Dana M McTigue, Ph.D.

Dana M McTigue, Ph.D.

Assistant Professor,                 

Department of Neuroscience

Degree: Ohio State University

Postdoctoral Training: Ohio State University

PHONE: (614) 292-5523

FAX: (614) 688-8742

E-MAIL: mctigue.2@osu.edu

Laboratory for Glial Repair

Research Area:

Spinal cord injury and recovery of function, demyelination and remyelination, oligodendrocyte progenitor function, transplantation

Current Research:

Ongoing projects include the following: 1) Use models of demyelination to assess changes in oligodendrocytes and oligodendrocyte progenitor cells (OPCs). These models are used to assess treatment strategies to enhance myelin sparing and remyelination as well as axon preservation.  2) Determine the response of oligodendrocytes and OPCs to spinal cord injury in adults. New oligodendrocytes do not originate from existing oligodendrocytes (which are post-mitotic) but instead derive from OPCs found throughout the adult CNS. Thus, OPCs that survive a spinal cord injury provide a population of cells that could be induced to form new oligodendrocytes. Studies are aimed at determining the response of these cells to CNS trauma and the effectiveness of applying specific growth factors or other agents that may improve OPC survival, proliferation and/or differentiation.  The long-term goal of these studies is to determine if myelination of injured CNS tissue can be improved and if this results in improved functional outcomes.  3) In vitro analysis of cells isolated from injured spinal cords. In these studies, OPCs are isolated at different times after spinal cord injury and their responsiveness to different growth factor combinations is examined. These studies will determine how OPCs are affected by exposure to trauma and can serve as an important screening mechanism tp evaluate which growth factors hold the most promise for different stages of spinal cord injury, e.g., acute versus chronic times post-injury.

Techniques:

This laboratory uses a variety of techniques to study changes after spinal cord injury. Students will have the opportunity to learn surgical techniques, behavioral analysis of spinal injured animals, light and confocal microscopy, image analysis of CNS tissue, immunohistochemistry, preparation and analysis of plastic embedded tissue, cell culture.

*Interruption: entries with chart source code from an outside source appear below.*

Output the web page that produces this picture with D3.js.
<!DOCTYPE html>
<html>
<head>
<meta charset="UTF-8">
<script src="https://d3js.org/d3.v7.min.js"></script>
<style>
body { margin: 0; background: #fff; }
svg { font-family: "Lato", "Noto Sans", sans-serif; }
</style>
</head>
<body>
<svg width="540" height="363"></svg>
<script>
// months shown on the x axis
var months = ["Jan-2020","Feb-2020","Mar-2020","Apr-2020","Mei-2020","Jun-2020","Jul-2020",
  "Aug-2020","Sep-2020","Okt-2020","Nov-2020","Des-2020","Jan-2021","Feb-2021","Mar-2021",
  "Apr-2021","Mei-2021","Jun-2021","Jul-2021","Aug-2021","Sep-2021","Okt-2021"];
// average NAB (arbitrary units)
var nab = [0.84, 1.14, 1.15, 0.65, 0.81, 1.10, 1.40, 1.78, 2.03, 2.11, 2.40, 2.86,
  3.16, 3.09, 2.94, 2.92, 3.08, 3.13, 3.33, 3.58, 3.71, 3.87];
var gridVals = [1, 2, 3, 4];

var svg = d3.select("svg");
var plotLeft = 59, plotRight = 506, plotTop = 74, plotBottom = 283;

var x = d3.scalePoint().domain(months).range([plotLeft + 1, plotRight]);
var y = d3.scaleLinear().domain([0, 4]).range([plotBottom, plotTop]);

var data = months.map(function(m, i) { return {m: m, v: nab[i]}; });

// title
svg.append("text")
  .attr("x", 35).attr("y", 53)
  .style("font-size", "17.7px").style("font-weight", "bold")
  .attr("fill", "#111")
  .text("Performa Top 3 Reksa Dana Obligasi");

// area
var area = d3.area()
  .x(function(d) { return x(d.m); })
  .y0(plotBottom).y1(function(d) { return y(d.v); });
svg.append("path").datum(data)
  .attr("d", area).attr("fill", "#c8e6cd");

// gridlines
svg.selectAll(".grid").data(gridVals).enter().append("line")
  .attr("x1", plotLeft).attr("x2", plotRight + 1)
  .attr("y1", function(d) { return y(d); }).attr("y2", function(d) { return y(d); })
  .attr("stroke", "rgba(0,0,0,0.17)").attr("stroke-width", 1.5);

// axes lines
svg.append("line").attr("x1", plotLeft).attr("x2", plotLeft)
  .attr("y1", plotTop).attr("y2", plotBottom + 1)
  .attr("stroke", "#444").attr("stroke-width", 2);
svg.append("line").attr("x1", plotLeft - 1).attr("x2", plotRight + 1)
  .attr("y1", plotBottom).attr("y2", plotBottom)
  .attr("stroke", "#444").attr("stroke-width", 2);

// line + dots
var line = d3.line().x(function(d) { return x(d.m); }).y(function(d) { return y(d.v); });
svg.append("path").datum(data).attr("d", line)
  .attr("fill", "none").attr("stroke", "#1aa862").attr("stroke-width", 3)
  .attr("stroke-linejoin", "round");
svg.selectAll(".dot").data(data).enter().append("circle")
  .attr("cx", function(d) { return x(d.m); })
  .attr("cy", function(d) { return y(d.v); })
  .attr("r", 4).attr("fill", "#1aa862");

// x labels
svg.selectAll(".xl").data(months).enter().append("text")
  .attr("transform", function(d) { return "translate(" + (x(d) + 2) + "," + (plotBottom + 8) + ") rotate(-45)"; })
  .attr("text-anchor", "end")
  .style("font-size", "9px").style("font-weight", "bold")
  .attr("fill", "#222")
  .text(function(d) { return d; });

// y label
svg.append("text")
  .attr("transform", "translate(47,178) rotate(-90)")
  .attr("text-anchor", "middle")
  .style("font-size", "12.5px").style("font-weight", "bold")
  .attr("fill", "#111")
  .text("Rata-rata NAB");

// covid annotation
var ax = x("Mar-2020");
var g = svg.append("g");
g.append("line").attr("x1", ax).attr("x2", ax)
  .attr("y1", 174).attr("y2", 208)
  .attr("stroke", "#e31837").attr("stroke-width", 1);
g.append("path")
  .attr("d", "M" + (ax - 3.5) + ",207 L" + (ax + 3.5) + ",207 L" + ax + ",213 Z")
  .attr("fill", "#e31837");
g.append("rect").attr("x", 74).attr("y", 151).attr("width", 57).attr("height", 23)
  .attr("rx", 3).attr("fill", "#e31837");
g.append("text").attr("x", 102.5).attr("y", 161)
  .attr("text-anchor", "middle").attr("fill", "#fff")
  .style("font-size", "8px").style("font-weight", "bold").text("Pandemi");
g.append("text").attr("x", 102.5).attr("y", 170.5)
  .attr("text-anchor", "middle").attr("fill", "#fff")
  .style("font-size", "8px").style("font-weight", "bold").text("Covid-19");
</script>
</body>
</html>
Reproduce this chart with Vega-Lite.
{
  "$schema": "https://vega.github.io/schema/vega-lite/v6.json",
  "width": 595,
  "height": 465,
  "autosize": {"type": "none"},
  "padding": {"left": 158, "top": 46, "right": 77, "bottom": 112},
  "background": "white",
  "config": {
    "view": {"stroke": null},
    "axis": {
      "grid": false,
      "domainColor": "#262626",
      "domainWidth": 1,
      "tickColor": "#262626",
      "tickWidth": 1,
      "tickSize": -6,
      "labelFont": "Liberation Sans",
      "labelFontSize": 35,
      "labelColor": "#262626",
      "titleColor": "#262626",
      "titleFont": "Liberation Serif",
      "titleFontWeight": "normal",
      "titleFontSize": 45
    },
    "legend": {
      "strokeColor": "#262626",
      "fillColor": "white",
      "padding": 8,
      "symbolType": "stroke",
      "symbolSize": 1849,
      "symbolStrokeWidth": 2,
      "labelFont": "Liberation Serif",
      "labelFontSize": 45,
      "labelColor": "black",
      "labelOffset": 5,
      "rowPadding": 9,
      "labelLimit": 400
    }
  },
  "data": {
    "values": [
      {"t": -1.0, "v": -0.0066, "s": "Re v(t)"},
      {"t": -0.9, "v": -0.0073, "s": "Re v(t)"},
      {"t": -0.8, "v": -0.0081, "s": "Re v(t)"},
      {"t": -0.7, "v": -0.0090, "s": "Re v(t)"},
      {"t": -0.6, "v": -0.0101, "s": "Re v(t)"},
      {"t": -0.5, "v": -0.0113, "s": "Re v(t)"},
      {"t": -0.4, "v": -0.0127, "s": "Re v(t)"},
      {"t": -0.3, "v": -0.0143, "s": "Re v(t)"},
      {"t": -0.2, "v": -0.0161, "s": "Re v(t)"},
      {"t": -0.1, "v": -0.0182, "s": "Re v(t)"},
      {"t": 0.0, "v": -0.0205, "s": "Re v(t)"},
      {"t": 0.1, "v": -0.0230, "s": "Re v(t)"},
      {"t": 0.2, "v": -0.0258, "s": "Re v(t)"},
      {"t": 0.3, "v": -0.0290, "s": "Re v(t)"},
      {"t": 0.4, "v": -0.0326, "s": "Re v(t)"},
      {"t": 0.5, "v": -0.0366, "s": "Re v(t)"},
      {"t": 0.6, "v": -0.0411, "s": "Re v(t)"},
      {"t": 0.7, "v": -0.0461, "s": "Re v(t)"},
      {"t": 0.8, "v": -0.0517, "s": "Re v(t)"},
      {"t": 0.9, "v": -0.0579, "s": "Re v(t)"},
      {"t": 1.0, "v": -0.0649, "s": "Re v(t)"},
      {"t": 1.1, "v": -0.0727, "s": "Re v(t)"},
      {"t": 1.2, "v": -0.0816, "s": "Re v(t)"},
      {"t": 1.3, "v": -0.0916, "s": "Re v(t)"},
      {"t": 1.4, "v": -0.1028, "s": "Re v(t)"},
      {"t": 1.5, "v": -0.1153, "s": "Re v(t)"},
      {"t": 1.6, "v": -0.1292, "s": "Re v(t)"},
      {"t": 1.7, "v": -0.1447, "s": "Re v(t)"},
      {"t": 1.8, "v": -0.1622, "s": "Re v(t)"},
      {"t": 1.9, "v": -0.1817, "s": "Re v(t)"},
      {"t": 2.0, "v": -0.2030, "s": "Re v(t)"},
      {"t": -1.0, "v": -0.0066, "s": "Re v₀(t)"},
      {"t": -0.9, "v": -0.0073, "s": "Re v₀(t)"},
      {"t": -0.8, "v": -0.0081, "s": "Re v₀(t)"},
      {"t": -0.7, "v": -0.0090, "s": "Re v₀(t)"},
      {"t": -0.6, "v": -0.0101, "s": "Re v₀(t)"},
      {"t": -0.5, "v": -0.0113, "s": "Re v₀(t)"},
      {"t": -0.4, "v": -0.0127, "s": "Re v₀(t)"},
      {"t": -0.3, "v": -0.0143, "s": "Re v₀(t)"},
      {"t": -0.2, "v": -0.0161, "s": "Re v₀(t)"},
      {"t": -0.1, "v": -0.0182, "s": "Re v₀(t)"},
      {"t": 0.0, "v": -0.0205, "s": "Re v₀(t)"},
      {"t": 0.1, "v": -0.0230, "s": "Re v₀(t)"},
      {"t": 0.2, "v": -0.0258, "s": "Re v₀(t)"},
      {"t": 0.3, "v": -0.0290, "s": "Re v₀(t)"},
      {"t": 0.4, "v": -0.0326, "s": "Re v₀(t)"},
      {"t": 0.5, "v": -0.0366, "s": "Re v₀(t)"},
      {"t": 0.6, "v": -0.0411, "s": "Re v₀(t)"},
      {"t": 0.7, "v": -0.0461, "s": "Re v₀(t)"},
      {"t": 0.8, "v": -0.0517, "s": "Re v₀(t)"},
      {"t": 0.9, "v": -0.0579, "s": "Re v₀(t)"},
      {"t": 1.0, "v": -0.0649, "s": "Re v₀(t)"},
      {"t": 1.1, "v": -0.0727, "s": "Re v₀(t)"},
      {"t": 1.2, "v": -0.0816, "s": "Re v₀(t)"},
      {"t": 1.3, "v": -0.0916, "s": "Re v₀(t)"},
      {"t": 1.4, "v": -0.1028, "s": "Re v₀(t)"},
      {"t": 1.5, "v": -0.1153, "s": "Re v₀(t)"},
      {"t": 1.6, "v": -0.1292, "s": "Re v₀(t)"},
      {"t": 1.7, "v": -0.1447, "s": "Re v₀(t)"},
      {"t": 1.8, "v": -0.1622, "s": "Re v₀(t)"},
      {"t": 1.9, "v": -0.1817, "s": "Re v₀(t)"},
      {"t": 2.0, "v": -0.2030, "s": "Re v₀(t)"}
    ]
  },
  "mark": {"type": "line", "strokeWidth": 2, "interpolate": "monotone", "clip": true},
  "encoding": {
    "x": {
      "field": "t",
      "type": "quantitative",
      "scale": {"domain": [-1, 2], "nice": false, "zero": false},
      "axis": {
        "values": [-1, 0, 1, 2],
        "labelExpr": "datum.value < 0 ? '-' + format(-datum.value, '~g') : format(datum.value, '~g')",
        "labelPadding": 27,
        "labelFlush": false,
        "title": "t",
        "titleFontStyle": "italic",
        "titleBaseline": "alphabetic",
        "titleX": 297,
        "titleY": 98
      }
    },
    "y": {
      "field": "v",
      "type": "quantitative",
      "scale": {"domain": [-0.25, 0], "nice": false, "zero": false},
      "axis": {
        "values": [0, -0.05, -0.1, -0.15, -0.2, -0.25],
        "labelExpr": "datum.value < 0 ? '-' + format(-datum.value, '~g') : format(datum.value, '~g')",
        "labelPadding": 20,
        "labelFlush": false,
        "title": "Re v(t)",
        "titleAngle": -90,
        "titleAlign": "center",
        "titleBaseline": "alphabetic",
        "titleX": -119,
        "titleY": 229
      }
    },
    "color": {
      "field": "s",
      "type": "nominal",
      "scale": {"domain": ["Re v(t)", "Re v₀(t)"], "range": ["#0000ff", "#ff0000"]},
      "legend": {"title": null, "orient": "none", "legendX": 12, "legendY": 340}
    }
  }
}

Representative Publications:

Ankeny DA, McTigue DM, Jakeman LB (submitted) Transplanted bone marrow stromal cells activate hindlimb airstepping and provide a scaffold for axon growth in the injured spinal cord.   

Ankeny DP, McTigue DM, Guan Z, Yan Q, Kinstler O, Stokes BT, Jakeman LB (2001) Intrathecal pegylated brain-derived neurotrophic factor stimulates functional recovery and morphological repair following spinal cord injury. Exp. Neurol, 170:85-100.  

McTigue DM, Wei, P, Stokes BT (2001) Proliferation of NG2+ cells and altered oligodendrocyte numbers in the contused rat spinal cord. J Neurosci, 21:3392-3400.  

McTigue DM, Popovich PG, Morgan TE, Stokes BT (2000)  Localization of transforming growth factor b and receptor mRNA after experimental spinal contusion injury. Exp Neurol, 163:220-230.  

McTigue DM, Horner PJ , Stokes BT, Gage FH (1998)  Neurotrophin-3 and brain-derived neurotrophic factor induce oligodendrocyte proliferation and myelination of regenerating axons in the contused adult rat spinal cord. J Neurosci, 18(14):5354-5365.  

McTigue DM, Tani M, Krivacic K, Chernosky A, Kelner GS, Maciejewski D, Maki R, Ransohoff RM, Stokes BT (1998) Selective chemokine mRNA accumulation in the rat spinal cord after contusion injury.  J Neurosci Res 53:368-376.